With his engineer’s mind, he worked backwards from solutions that could have the biggest impact on emissions, zeroing in on replacing gas furnaces. He and his North co-founders bandied around ideas, settling on their plan and incorporating Jetson in January.
The idea to build a vertically integrated heat pump business initially met with some puzzlement. “My immediate reaction was, ‘Uh, okay, it’s awesome you’re doing something in the climate space, but I really don’t like this idea,’” said Mr. Winterfield. He explained that his fund shies away from consumer-facing businesses, and that many venture capitalists dislike hardware and services plays. “Each one is hard to get right, and Jetson was doing all three.”
Chris Efstathiou Jr., a veteran supply chain executive who had worked at North and BlackBerry – as well as Amazon Robotics and Dell before that – said he expected the trio to develop another technology product for their next venture. He says when he learned they were doing “basically old school HVAC stuff, it made no sense to me.”
But the trio convinced these skeptics that if they got everything right Jetson could shake up an established sector and dramatically expand the market. Well-funded European companies were pursuing similar opportunities, including 1KOMMA5° GmbH, Octopus Energy Ltd. and Aira Group AB. Mr. Winterfield’s fund eventually invested US$2-million as part of a US$5-million seed financing by Jetson.
Others needed less convincing to invest. “Stephen is a unique and exceptional founder and extraordinarily determined,” said ex-North director and investor Dan Debow. “I wanted to back him, this is what he’s passionate about, it was a pretty easy ‘Yes.’” Mr. Efstathiou agreed to advise Jetson on its supply chain, while former North chief financial officer Mike Galbraith left a senior job at Damon Motorcycles to join the startup in March.
Jetson has now installed dozens of its product but faces many challenges to deliver on its lofty ambition to convert tens of millions of North American homes to heat pumps.

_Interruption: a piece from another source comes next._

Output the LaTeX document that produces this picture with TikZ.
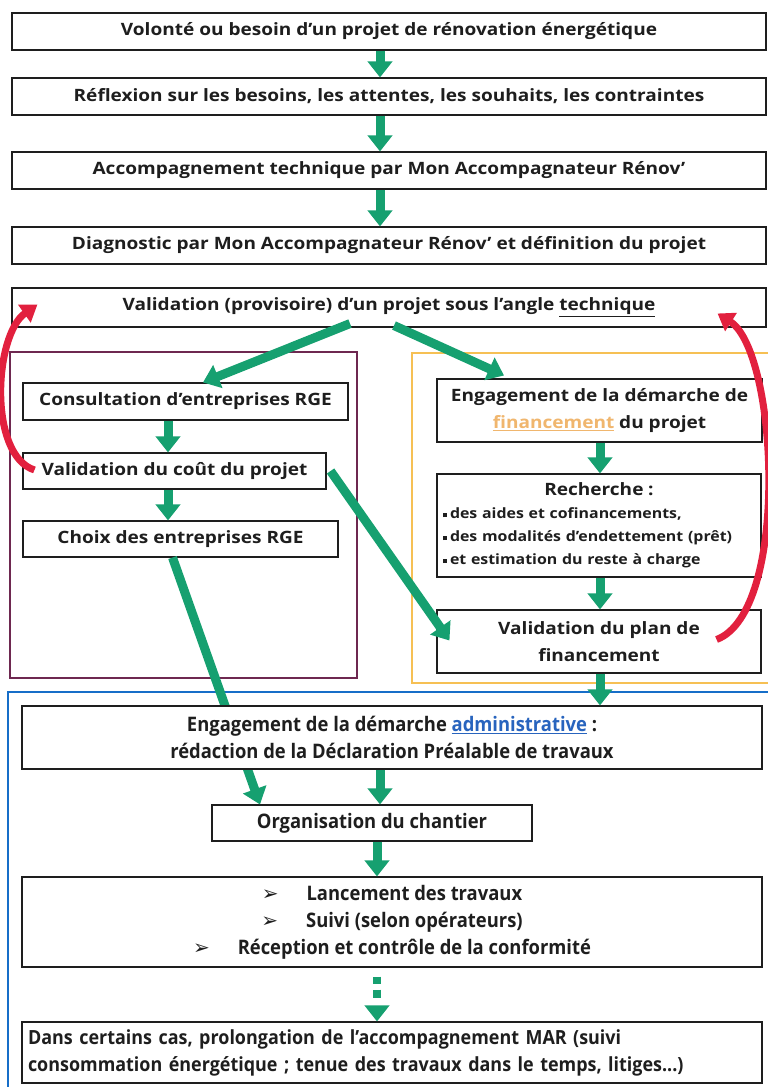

Recruiting experienced installers is trickier than hiring software developers, who are easily found on LinkedIn. HVAC installers are typically busy, fully employed and not necessarily engaged enough in the climate change mission to move. Recruiting involves parking trucks at local distributors and throwing barbecues, Mr. Lake said. Jetson will have to do that market by market as it starts expanding eastward in the coming months.
Another snag could come in the form of trade policy. U.S. President-Elect Donald Trump has pledged stiff tariffs on all imports, with Asia, and specifically China, being a prime target. Canada may follow suit as it has with electric vehicles. Mr. Trump’s election also raises questions about the future of green incentives that have driven some of the U.S. consumer interest in replacing HVAC systems that run on fossil fuels.
Jetson is also still figuring the best way to get the word out: Direct mail has worked so far, but most markets don’t lack for HVAC installers. The company hasn’t created warranty, service and financing offerings yet and will likely have to work to convince some homeowners to trust its Jetson-branded machines over established names.
Plans to generate recurring revenue lie ahead. “Several of those pieces will eventually be part of the puzzle; they are not today,” Mr. Lake said. “We still have a long way to go to prove this out.”
But after 10 years building their first startup, the trio have learned “what is noise and what is signal,” he said. “We’ve been much more focused and heads down on executing since we hit go.”